Using bigger breakers and bigger wire on a lighting circuit dosn't make any sence to me as soon enough LEDs will be the norm using less power.
For a home owner to go and buy so many feet of this and so many feet of that when one would do makes less sence, he will end up with more waist than savings.


----------



## biddlecom (Oct 14, 2015)

Snoonyb said:


> Ok, I see the two circuits with 14/2 too each 3 gang box.
> 
> Since you said you had access to the ceiling, I would have used 1-20A breaker, 12/2 grnd. to the ceiling box, a 14/2 grnd. from the fan box too each of the light strings and the 3 gang box for the exterior light sw.
> 
> ...




I only need to dim from one side and am using Lutron LED Dimmers and why a remote for the fan?  I have a Lutron Fan Control.


----------



## Snoonyb (Oct 14, 2015)

biddlecom said:


> I only need to dim from one side and am using Lutron LED Dimmers and why a remote for the fan?  I have a Lutron Fan Control.



I am not there and have not seen a list of exactly what equipment you have in hand. however, my suggestion was in response to, "Any help would be awesome", and is the way I would proceed.

It is less equip,, central access and distribution and fewer steps for the occupant.

Being required to travel across a room to change a dimmer setting and then being required to preform a return trip to carry on with the intended function you needed lighting for when you accessed the space, is at the minimum, an inconvenience and for my customers, an insult to their intelligence, as is not being able to operate the ceiling fan with a remote.

Again, it's the KISS principle.


----------



## biddlecom (Oct 14, 2015)

Snoonyb said:


> I am not there and have not seen a list of exactly what equipment you have in hand. however, my suggestion was in response to, "Any help would be awesome", and is the way I would proceed.
> 
> It is less equip,, central access and distribution and fewer steps for the occupant.
> 
> ...



Okay for the fan I can just give it power with no switch and buy a universal remote to hook up to the fan.  That was my original plan but decided against it for some reason.  As for the "Smart Dimmers" are you able to provide me a link for those from home depot or lowes?


----------



## biddlecom (Oct 14, 2015)

I like the way I have it set up (switch and light wise).  So I guess what im really asking, is the wiring plan I have in place up to code? Safe? and Correct?


----------



## Snoonyb (Oct 14, 2015)

biddlecom said:


> Okay for the fan I can just give it power with no switch and buy a universal remote to hook up to the fan.  That was my original plan but decided against it for some reason.  As for the "Smart Dimmers" are you able to provide me a link for those from home depot or lowes?



I'll provide that for you tomorrow evening as I have no need to visit either of those two establishments until tomorrow afternoon.


----------



## Snoonyb (Oct 14, 2015)

nealtw said:


> Please remember that there are lots of people coming here for information and most never ask a question.

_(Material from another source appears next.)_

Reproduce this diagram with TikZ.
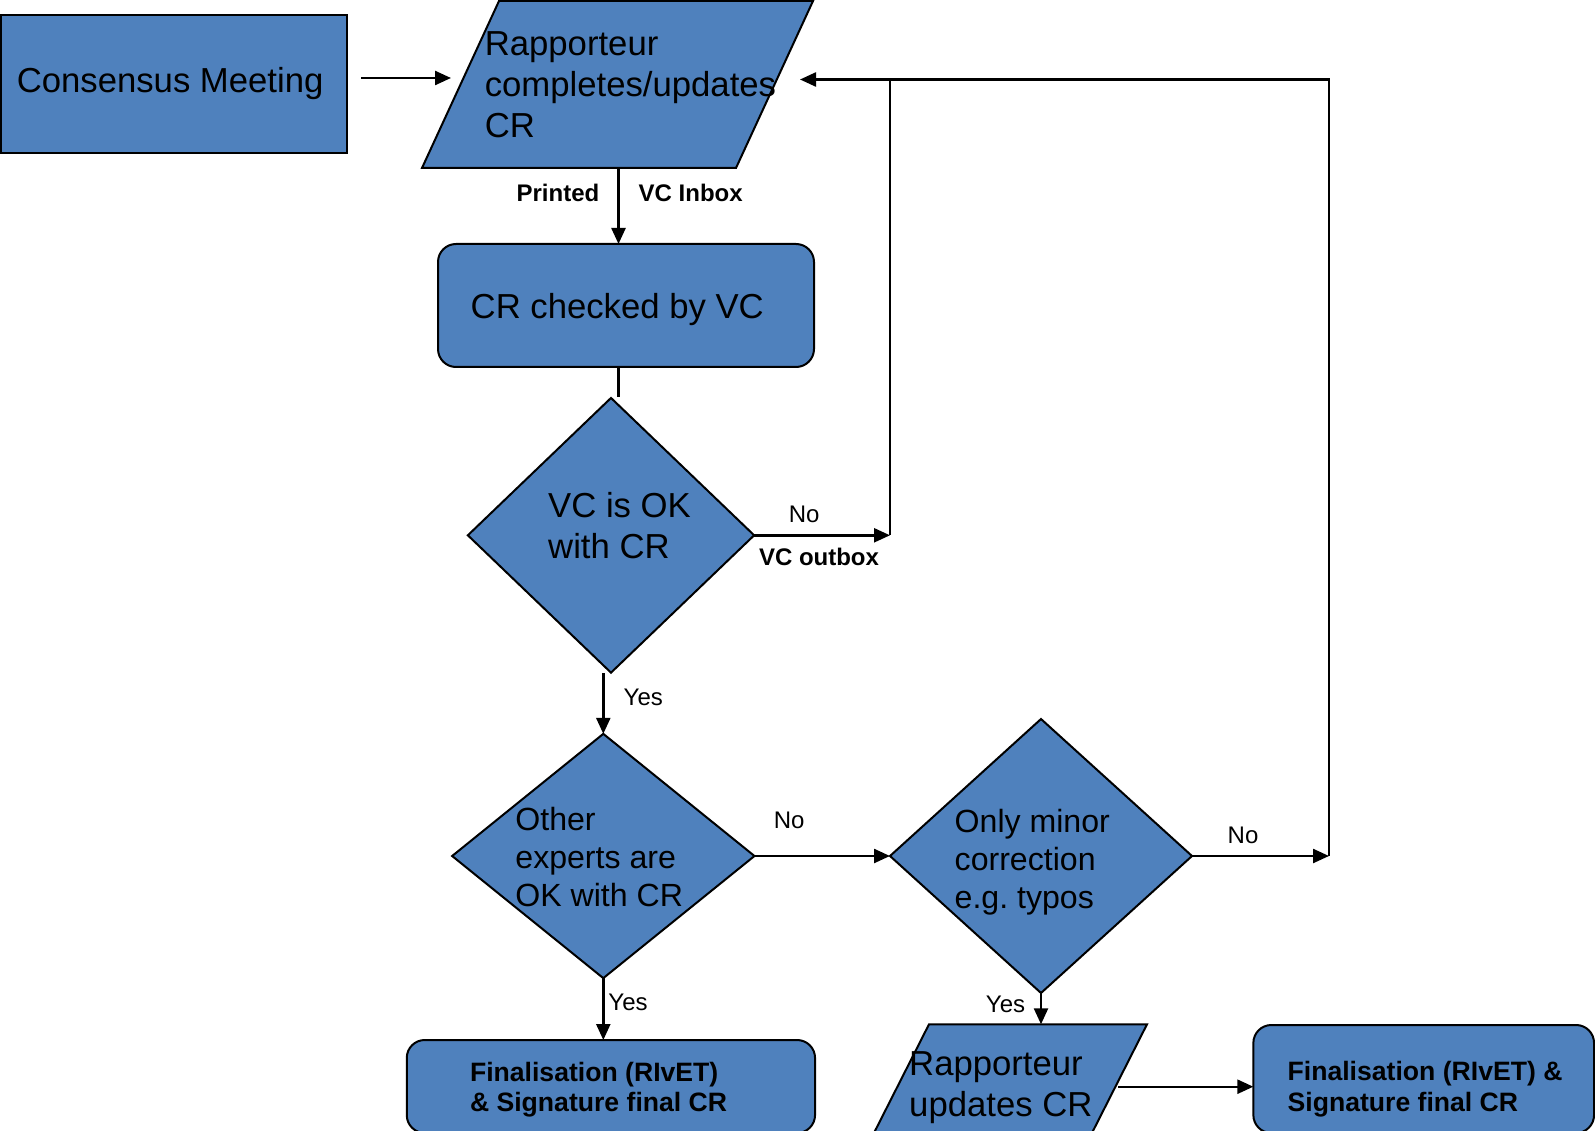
\documentclass[tikz,border=0pt]{standalone}
\usepackage{fontspec}
\setmainfont{Liberation Sans}
\usetikzlibrary{shapes.geometric,arrows.meta,calc}
\definecolor{boxblue}{RGB}{79,129,189}
\begin{document}
\begin{tikzpicture}[x=1pt,y=-1pt,
  shp/.style={fill=boxblue,draw=black,line width=2pt},
  conn/.style={line width=2.4pt,draw=black},
  arr/.style={conn,-{Triangle[length=16pt,width=14pt]}},
  bigtxt/.style={font=\fontsize{34.7}{41}\selectfont,inner sep=0pt,align=left},
  midtxt/.style={font=\fontsize{32.1}{38}\selectfont,inner sep=0pt,align=left},
  boldtxt/.style={font=\bfseries\fontsize{26.6}{30.5}\selectfont,inner sep=0pt,align=left},
  lbl/.style={font=\fontsize{24}{28}\selectfont,inner sep=0pt},
  blbl/.style={font=\bfseries\fontsize{24}{28}\selectfont,inner sep=0pt},
  diam/.style={shp,diamond,aspect=1,inner sep=0pt,outer sep=0pt},
  rbox/.style={shp,rectangle,rounded corners=18pt,inner sep=0pt,outer sep=0pt},
  frame/.style={rectangle,inner sep=0pt,outer sep=0pt},
]
\useasboundingbox (0,0) rectangle (1595,1131);

% shapes
\node[shp,frame,minimum width=346pt,minimum height=137.5pt] (cm) at (174,84) {};
\node[frame,minimum width=391pt,minimum height=167pt] (p1) at (617.5,84.5) {};
\path[shp] ([xshift=77pt]p1.north west) -- (p1.north east) -- ([xshift=-77pt]p1.south east) -- (p1.south west) -- cycle;
\node[rbox,minimum width=376pt,minimum height=123pt] (cr) at (626,305.5) {};
\node[diam,minimum width=286.3pt,minimum height=274.7pt] (d1) at (611,535.3) {};
\node[diam,minimum width=302.3pt,minimum height=244.3pt] (d2) at (603.3,856) {};
\node[diam,minimum width=302pt,minimum height=274pt] (d3) at (1041,856) {};
\node[frame,minimum width=276.6pt,minimum height=115.7pt] (p2) at (1008.7,1082.15) {};
\path[shp] ([xshift=58.6pt]p2.north west) -- (p2.north east) -- ([xshift=-58.6pt]p2.south east) -- (p2.south west) -- cycle;
\node[rbox,minimum width=408.3pt,minimum height=93pt] (f1) at (610.9,1086.5) {};
\node[rbox,minimum width=340.7pt,minimum height=108pt] (f2) at (1423.7,1079) {};

% texts
\node[bigtxt,anchor=base west] (tcm) at (16.6,93) {Consensus Meeting};
\node[bigtxt,anchor=west] (tp1) at (484.6,84.35) {Rapporteur\\completes/updates\\CR};
\node[bigtxt,anchor=base west] (tcr) at (470.5,318.5) {CR checked by VC};
\node[bigtxt,anchor=west] (td1) at (548,525.6) {VC is OK\\with CR};
\node[midtxt,anchor=west] (td2) at (515.2,856.85) {Other\\experts are\\OK with CR};
\node[midtxt,anchor=west] (td3) at (954.5,862.65) {Only minor\\correction\\e.g.\ typos};
\node[bigtxt,anchor=west] (tp2) at (909,1087.9) {Rapporteur\\updates CR};
\node[boldtxt,anchor=west] (tf1) at (469.8,1089.5) {Finalisation (RIvET)\\\& Signature final CR};
\node[boldtxt,anchor=west] (tf2) at (1287.4,1089) {Finalisation (RIvET) \&\\Signature final CR};

% labels
\node[blbl,anchor=base east] (lprint) at (599.5,201.5) {Printed};
\node[blbl,anchor=base west] (linbox) at (638.5,201.5) {VC Inbox};
\node[lbl,anchor=base] (lno1) at (804.2,522.5) {No};
\node[blbl,anchor=base] (lout) at (819,565) {VC outbox};
\node[lbl,anchor=base] (lyes1) at (643.3,705) {Yes};
\node[lbl,anchor=base] (lno2) at (789.2,828.3) {No};
\node[lbl,anchor=base] (lyes2) at (628,1010) {Yes};
\node[lbl,anchor=base] (lno3) at (1243,843.3) {No};
\node[lbl,anchor=base] (lyes3) at (1005.5,1012.7) {Yes};

% connectors
\coordinate (a1s) at (361,78);
\coordinate (a1e) at (451,78);
\draw[arr] (a1s) -- (a1e);
\coordinate (p1b) at (618.5,168);
\draw[arr] (p1b) -- (p1b |- cr.north);
\coordinate (crb) at (618.5,367);
\coordinate (crl) at (618.5,397);
\draw[conn] (crb) -- (crl);
\coordinate (j1) at (890,535.3);
\coordinate (j1t) at (890,79.5);
\draw[arr] (d1.east) -- (j1);
\draw[conn] (j1) -- (j1t);
\coordinate (j2) at (1329,856);
\coordinate (j2t) at (1329,79.5);
\coordinate (p1in) at (800,79.5);
\draw[arr] (d3.east) -- (j2);
\draw[arr] (j2) -- (j2t) -- (p1in);
\coordinate (y1s) at (603.3,673);
\draw[arr] (y1s) -- (d2.north);
\draw[arr] (d2.east) -- (d3.west);
\draw[arr] (d2.south) -- (d2.south |- f1.north);
\draw[arr] (d3.south) -- (d3.south |- p2.north);
\coordinate (p2r) at (1118,1086.7);
\draw[arr] (p2r) -- (p2r -| f2.west);
\end{tikzpicture}
\end{document}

Any hint of using less wire on a bigger breaker may be a desaster in some cases.
> 
> And those cases would be open for discussion in a separate defined thread.
> 
> ...



If the premise lies in strand purchases, rather than bulk, in anticipation of other projects or for that matter, being repurposed for crafts, such as wine/beer bottle tiki torches.


----------



## Snoonyb (Oct 14, 2015)

biddlecom said:


> I like the way I have it set up (switch and light wise).  So I guess what im really asking, is the wiring plan I have in place up to code? Safe? and Correct?



Sure it will work, as long as it is connected correctly.

However, keep in mind that it is exponentially easier to extend power from a ceiling box, than from a wall box.


----------



## Snoonyb (Oct 14, 2015)

Snoonyb said:


> I'll provide that for you tomorrow evening as I have no need to visit either of those two establishments until tomorrow afternoon.



In an effort for expediency, I use the lutron maestro series.


----------



## biddlecom (Oct 14, 2015)

Snoonyb said:


> In an effort for expediency, I use the lutron maestro series.



Yes, i purchased 2 of those with the companion.  So im doing those two for both sides of the room then a switch for the outside and a fan speed switch for the fan.  I will wire it like my diagram because that's the way i feel comfortable with as long as its code and safe.


----------



## nealtw (Oct 14, 2015)

biddlecom said:


> Yes, i purchased 2 of those with the companion.  So im doing those two for both sides of the room then a switch for the outside and a fan speed switch for the fan.  I will wire it like my diagram because that's the way i feel comfortable with as long as its code and safe.



You do have just like Villa's picture.


----------